Written By Julia Levine
At the 2003 Pan American Maccabi Games in Chile, Lisa Levin won gold in the half marathon. Since then, she has become a full-time running coach, a member of the Greater Washington JCC Hall of Fame, and has traveled the world to compete in duathlon and running.
Levin, now 49, started running when she was a 22-year-old student at Duke University School of Law. After three years, she started training longer distances and, in 2000, she qualified for the Boston Marathon on her first attempt. Since 2001, Levin has run Boston 20 times, missing only two years when she had children.
“In 2003, I found out about the [Maccabi] PanAm Games and I decided to do the half marathon,” Levin said. On Day 1 of the Games, Levin won a gold medal and attended the opening ceremony shortly afterwards.
“It was everything I thought and more,” she said, calling the experience one of the defining moments of her life – not only because she won, but because of the connections she made with the other Jewish athletes.

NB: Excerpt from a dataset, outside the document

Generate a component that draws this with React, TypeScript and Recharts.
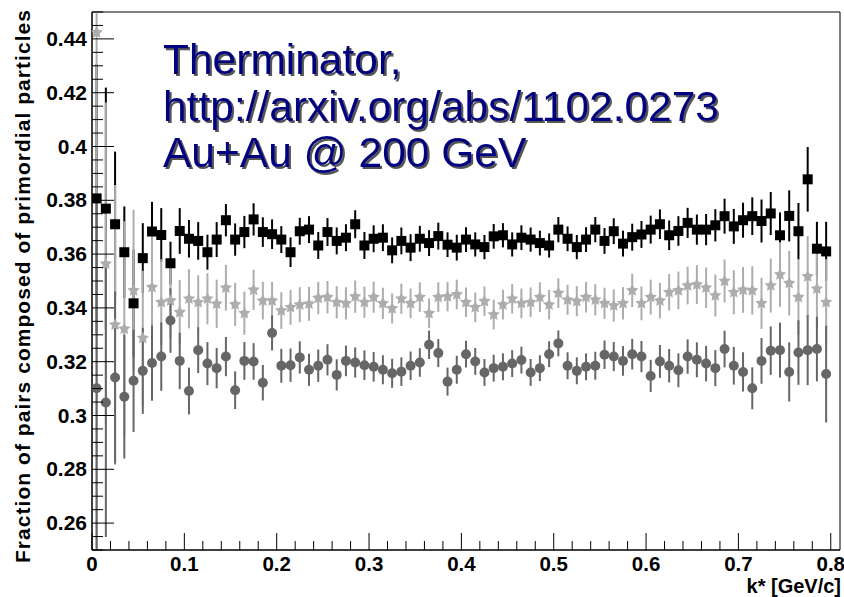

In 2010, Levin met fellow lawyer Julie Sapper through her local running community and together, they founded Run Farther and & Faster, a running coaching service. “Some of the people we coach have never run a step,” she said. Since then, Levin has become a full time coach and mother of three: 17-year-old twins Alex and Ari, and 15-year-old Kira.
This year, Levin is especially looking forward to competing in the Masters half marathon and Masters cycling time trial in Argentina. One of her twins, Alex Reichmann, will be competing in two events as well, as a cyclist in the Open Division individual time trial and road race. “My ultimate goal is to experience this with my son,” Levin said.
“We’re rooting for each other,” said Alex, a senior at Charles E. Smith Jewish Day School in Maryland. Even though he and his mother will compete in separate divisions in Buenos Aires, “we’re there for the same cause,” he added.
In addition to vying for a medal in the Masters half-marathon and the cycling time trial, Levin also hopes to reignite some of the friendships she made in Chile 20 years ago and meet other USA endurance athletes. She said she especially admires those who have had notable successes and approached their accomplishments “with Jewish values.”
Ultimately, though, Levin feels the significance of these Games will reach far deeper than athletic achievement and friendship.
“This is where I belong,” she said. “This is home.”